Thursday, March 26, 2009

A change in the culture? Not a chance

Trying not to be grouchy about all the economic news, but it's next to impossible. There's a lot of outrage and unrest in the world that is hard to ignore. If I was a politician or corporate board member it would be easy to turn my back on it, but even that is getting more difficult.

The former head of the Royal Bank of Scotland had his house vandalized. Employees of AIG have received some threatening mail and there has been yet another round of rioting in France.

Are the powers that be ever going to get it?

Then there's Jake Desantis of AIG, who publicly resigned earlier this week. I'm trying hard not to blow my top over this one. He deflected responsibility from himself, saying he did a good job.

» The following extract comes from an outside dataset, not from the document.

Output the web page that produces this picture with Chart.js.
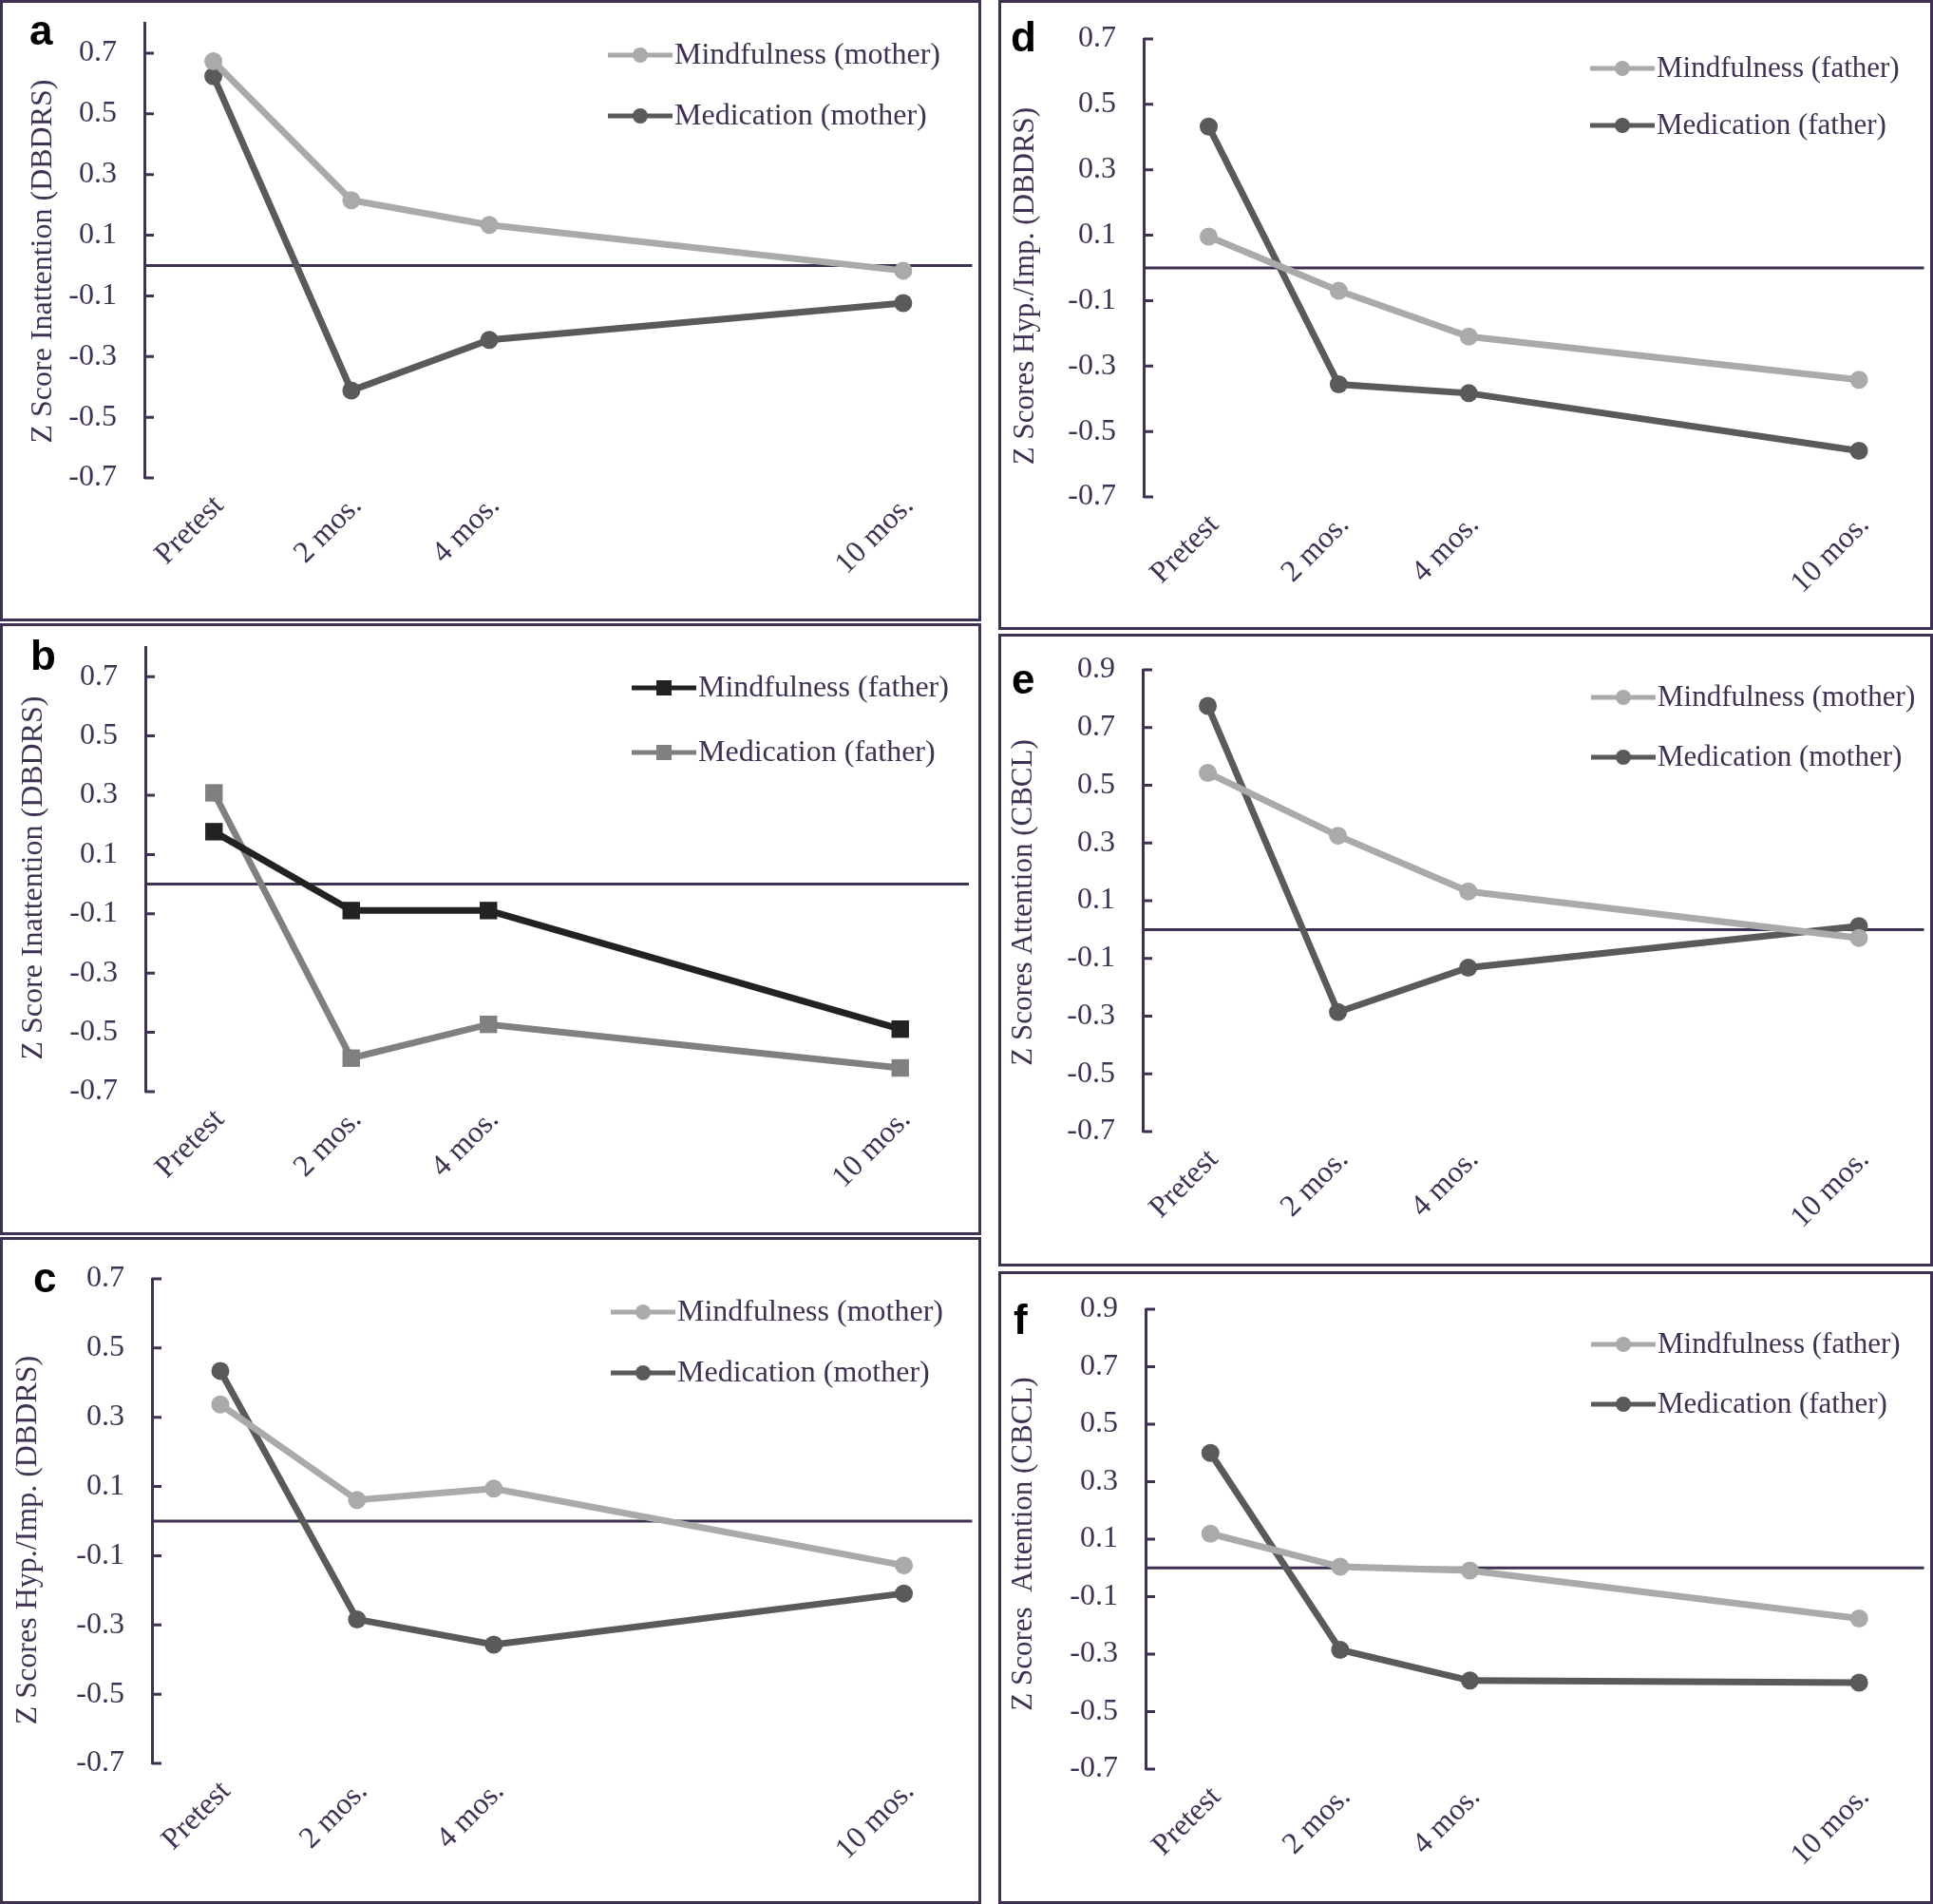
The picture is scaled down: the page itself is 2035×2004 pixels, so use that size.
<!DOCTYPE html>
<html>
<head>
<meta charset="utf-8">
<script src="https://cdn.jsdelivr.net/npm/chart.js@4.4.1/dist/chart.umd.min.js"></script>
<style>
  html, body { margin: 0; padding: 0; background: #fff; }
  #fig { position: relative; width: 2035px; height: 2004px; background: #fff; overflow: hidden; }
  .panel { position: absolute; }
  .panel canvas { position: absolute; left: 0; top: 0; }
  .frame { position: absolute; left: 0; top: 0; right: 0; bottom: 0; border: 3px solid #3F3151; box-sizing: border-box; pointer-events: none; }
</style>
</head>
<body>
<div id="fig"></div>
<script>
// ---- data ----
const months = [0, 2, 4, 10];
const timeLabels = ['Pretest', '2 mos.', '4 mos.', '10 mos.'];
const yTicksDbdrs = [-0.7, -0.5, -0.3, -0.1, 0.1, 0.3, 0.5, 0.7];
const yTicksCbcl = [-0.7, -0.5, -0.3, -0.1, 0.1, 0.3, 0.5, 0.7, 0.9];

// a: inattention (DBDRS), mothers
const inattMindMother = [0.673, 0.215, 0.134, -0.017];
const inattMedMother  = [0.624, -0.412, -0.245, -0.124];
// b: inattention (DBDRS), fathers
const inattMindFather = [0.177, -0.089, -0.089, -0.489];
const inattMedFather  = [0.308, -0.587, -0.473, -0.620];
// c: hyperactivity/impulsivity (DBDRS), mothers
const hypMindMother = [0.337, 0.061, 0.094, -0.128];
const hypMedMother  = [0.434, -0.284, -0.357, -0.209];
// d: hyperactivity/impulsivity (DBDRS), fathers
const hypMindFather = [0.096, -0.070, -0.210, -0.342];
const hypMedFather  = [0.432, -0.356, -0.383, -0.559];
// e: attention (CBCL), mothers
const attMindMother = [0.543, 0.325, 0.132, -0.029];
const attMedMother  = [0.775, -0.286, -0.132, 0.012];
// f: attention (CBCL), fathers
const attMindFather = [0.119, 0.004, -0.009, -0.176];
const attMedFather  = [0.400, -0.285, -0.392, -0.399];

// ---- look ----
const INK = '#3F3151';
const LIGHT = '#AAAAAA';
const DARK = '#5A5A5A';
const SERIF = "'Liberation Serif', 'Times New Roman', serif";
const TICK_FS = 32;

// panel boxes, plot edges, title centre and legend anchor in page pixels
const panels = [
  { id: 'a', box: [0, 0, 1033, 654], plot: { left: 152, top: 24, bottom: 503 }, yMax: 0.8, yTicks: yTicksDbdrs, fs: 32,
    title: 'Z Score Inattention (DBDRS)', titlePos: [46, 275], legend: { x: 640, y: 58, gap: 64 }, letter: [31, 47],
    series: [
      { label: 'Mindfulness (mother)', values: inattMindMother, color: LIGHT, marker: 'circle' },
      { label: 'Medication (mother)', values: inattMedMother, color: DARK, marker: 'circle' }
    ] },
  { id: 'b', box: [0, 656, 1033, 644], plot: { left: 153, top: 681, bottom: 1149 }, yMax: 0.8, yTicks: yTicksDbdrs, fs: 32,
    title: 'Z Score Inattention (DBDRS)', titlePos: [36, 924], legend: { x: 665, y: 724, gap: 68 }, letter: [32, 705],
    series: [
      { label: 'Mindfulness (father)', values: inattMindFather, color: '#222222', marker: 'rect' },
      { label: 'Medication (father)', values: inattMedFather, color: '#808080', marker: 'rect' }
    ] },
  { id: 'c', box: [0, 1302, 1033, 702], plot: { left: 160, top: 1346, bottom: 1856 }, yMax: 0.7, yTicks: yTicksDbdrs, fs: 32,
    title: 'Z Scores Hyp./Imp. (DBDRS)', titlePos: [30, 1621], legend: { x: 643, y: 1381, gap: 64 }, letter: [35, 1360],
    series: [
      { label: 'Mindfulness (mother)', values: hypMindMother, color: LIGHT, marker: 'circle' },
      { label: 'Medication (mother)', values: hypMedMother, color: DARK, marker: 'circle' }
    ] },
  { id: 'd', box: [1051, 0, 984, 663], plot: { left: 1204, top: 41, bottom: 523 }, yMax: 0.7, yTicks: yTicksDbdrs, fs: 31,
    title: 'Z Scores Hyp./Imp. (DBDRS)', titlePos: [1080, 301], legend: { x: 1674, y: 72, gap: 60 }, letter: [1064, 54],
    series: [
      { label: 'Mindfulness (father)', values: hypMindFather, color: LIGHT, marker: 'circle' },
      { label: 'Medication (father)', values: hypMedFather, color: DARK, marker: 'circle' }
    ] },
  { id: 'e', box: [1051, 667, 984, 666], plot: { left: 1203, top: 705, bottom: 1191 }, yMax: 0.9, yTicks: yTicksCbcl, fs: 31,
    title: 'Z Scores Attention (CBCL)', titlePos: [1078, 950], legend: { x: 1675, y: 734, gap: 63 }, letter: [1065, 730],
    series: [
      { label: 'Mindfulness (mother)', values: attMindMother, color: LIGHT, marker: 'circle' },
      { label: 'Medication (mother)', values: attMedMother, color: DARK, marker: 'circle' }
    ] },
  { id: 'f', box: [1051, 1338, 984, 666], plot: { left: 1206, top: 1378, bottom: 1862 }, yMax: 0.9, yTicks: yTicksCbcl, fs: 31,
    title: 'Z Scores  Attention (CBCL)', titlePos: [1078, 1625], legend: { x: 1675, y: 1415, gap: 63 }, letter: [1067, 1404],
    series: [
      { label: 'Mindfulness (father)', values: attMindFather, color: LIGHT, marker: 'circle' },
      { label: 'Medication (father)', values: attMedFather, color: DARK, marker: 'circle' }
    ] }
];

// zero line, inward tick marks, panel letter, y title
const refLines = {
  id: 'refLines',
  beforeDatasetsDraw(chart, args, opts) {
    const { ctx, chartArea, scales: { y } } = chart;
    ctx.save();
    ctx.strokeStyle = INK;
    ctx.lineWidth = 3;
    const y0 = y.getPixelForValue(0);
    ctx.beginPath();
    ctx.moveTo(chartArea.left, y0);
    ctx.lineTo(chartArea.right, y0);
    y.ticks.forEach(t => {
      const py = y.getPixelForValue(t.value);
      ctx.moveTo(chartArea.left, py);
      ctx.lineTo(chartArea.left + 10, py);
    });
    ctx.stroke();

    ctx.fillStyle = '#000';
    ctx.font = "bold 44px 'Liberation Sans', Arial, sans-serif";
    ctx.textBaseline = 'alphabetic';
    ctx.fillText(opts.letter.text, opts.letter.x, opts.letter.y);

    // axis title, rotated
    ctx.translate(opts.title.x, opts.title.y);
    ctx.rotate(-Math.PI / 2);
    ctx.fillStyle = INK;
    ctx.font = opts.title.size + 'px ' + SERIF;
    ctx.textAlign = 'center';
    ctx.textBaseline = 'middle';
    ctx.fillText(opts.title.text, 0, 0);
    ctx.restore();
  }
};

// legend drawn inside the plot, top right
const panelLegend = {
  id: 'panelLegend',
  afterDraw(chart, args, opts) {
    const { ctx } = chart;
    ctx.save();
    chart.data.datasets.forEach((ds, i) => {
      const x = opts.x, y = opts.y + i * opts.gap, len = 68;
      ctx.strokeStyle = ds.borderColor;
      ctx.lineWidth = 5;
      ctx.beginPath();
      ctx.moveTo(x, y);
      ctx.lineTo(x + len, y);
      ctx.stroke();
      ctx.fillStyle = ds.borderColor;
      if (ds.pointStyle === 'rect') {
        ctx.fillRect(x + len / 2 - 8, y - 8, 16, 16);
      } else {
        ctx.beginPath();
        ctx.arc(x + len / 2, y, 8, 0, Math.PI * 2);
        ctx.fill();
      }
      ctx.fillStyle = INK;
      ctx.font = opts.size + 'px ' + SERIF;
      ctx.textBaseline = 'middle';
      ctx.fillText(ds.label, x + len + 2, y + 1);
    });
    ctx.restore();
  }
};

function makeChart(p) {
  const [bx, by, bw, bh] = p.box;
  const wrap = document.createElement('div');
  wrap.className = 'panel';
  wrap.style.left = bx + 'px';
  wrap.style.top = by + 'px';
  wrap.style.width = bw + 'px';
  wrap.style.height = bh + 'px';
  const canvas = document.createElement('canvas');
  canvas.width = bw;
  canvas.height = bh;
  canvas.style.width = bw + 'px';
  canvas.style.height = bh + 'px';
  const frame = document.createElement('div');
  frame.className = 'frame';
  wrap.appendChild(canvas);
  wrap.appendChild(frame);
  document.getElementById('fig').appendChild(wrap);

  const padTop = p.plot.top - by;
  const yAxisWidth = p.plot.left - bx;
  const xAxisHeight = bh - 3 - (p.plot.bottom - by);
  const font = { family: SERIF, size: TICK_FS };

  return new Chart(canvas, {
    type: 'line',
    data: {
      datasets: p.series.map(s => ({
        label: s.label,
        data: months.map((m, i) => ({ x: m, y: s.values[i] })),
        borderColor: s.color,
        backgroundColor: s.color,
        borderWidth: 7,
        pointStyle: s.marker,
        pointRadius: s.marker === 'rect' ? 13 : 9.5,
        pointBorderWidth: 0,
        tension: 0
      }))
    },
    options: {
      responsive: false,
      animation: false,
      devicePixelRatio: 1,
      layout: { padding: { left: 0, top: padTop, right: 3, bottom: 3 } },
      plugins: {
        legend: { display: false },
        tooltip: { enabled: false },
        refLines: {
          letter: { text: p.id, x: p.letter[0] - bx, y: p.letter[1] - by },
          title: { text: p.title, x: p.titlePos[0] - bx, y: p.titlePos[1] - by, size: p.fs }
        },
        panelLegend: { x: p.legend.x - bx, y: p.legend.y - by, gap: p.legend.gap, size: p.fs }
      },
      scales: {
        x: {
          type: 'linear',
          min: -1,
          max: 11,
          afterBuildTicks: scale => { scale.ticks = months.map(v => ({ value: v })); },
          afterFit: scale => {
            scale.height = xAxisHeight;
            scale.paddingLeft = 0;
            scale.paddingRight = 0;
          },
          grid: { display: false, drawTicks: false },
          border: { display: false },
          ticks: {
            autoSkip: false,
            minRotation: 45,
            maxRotation: 45,
            padding: 11,
            labelOffset: 6,
            color: INK,
            font: font,
            callback: v => timeLabels[months.indexOf(v)]
          }
        },
        y: {
          type: 'linear',
          min: -0.7,
          max: p.yMax,
          afterBuildTicks: scale => { scale.ticks = p.yTicks.map(v => ({ value: v })); },
          afterFit: scale => {
            scale.width = yAxisWidth;
            scale.paddingTop = 0;
            scale.paddingBottom = 0;
          },
          grid: { display: false, drawTicks: false },
          border: { display: true, color: INK, width: 3 },
          ticks: {
            padding: 29,
            color: INK,
            font: font,
            callback: v => v.toFixed(1)
          }
        }
      }
    },
    plugins: [refLines, panelLegend]
  });
}

panels.forEach(makeChart);
</script>
</body>
</html>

You know, if you are on a baseball team that loses 100 games, it does not matter if you hit .340, or won 27 games like Steve Carlton did when the 1972 Phillies won only 59 games - your team still stinks.



Desantis smelled the bonus money and pouted when he did not get it. It's refreshing to know he had an adequate savings so that he and his family could afford to live on his token dollar a year salary. Guy wanted a bonus while his company lost about seven thousand dollars a minute during the last quarter of 2008. Sure, give him a bonus. Send him a balloon bouquet.



I'm never sure on Rolling Stone's journalism commitment these days (or anyone's really), but this article is a good primer to the inbreeding of our government and the financial system. A lot of hysteria in some of the quotes, but some decent information too.

Today I read that our government now wants to regulate the banking industry. Again. So will they be repealing the repeal of Glass/Steagal, the act the banking industry paid congress to do for them in the 90's? Now many of these same government officials are going to try and dismantle the monster they helped build.

You believe that you do not have an ounce of cynicism in you.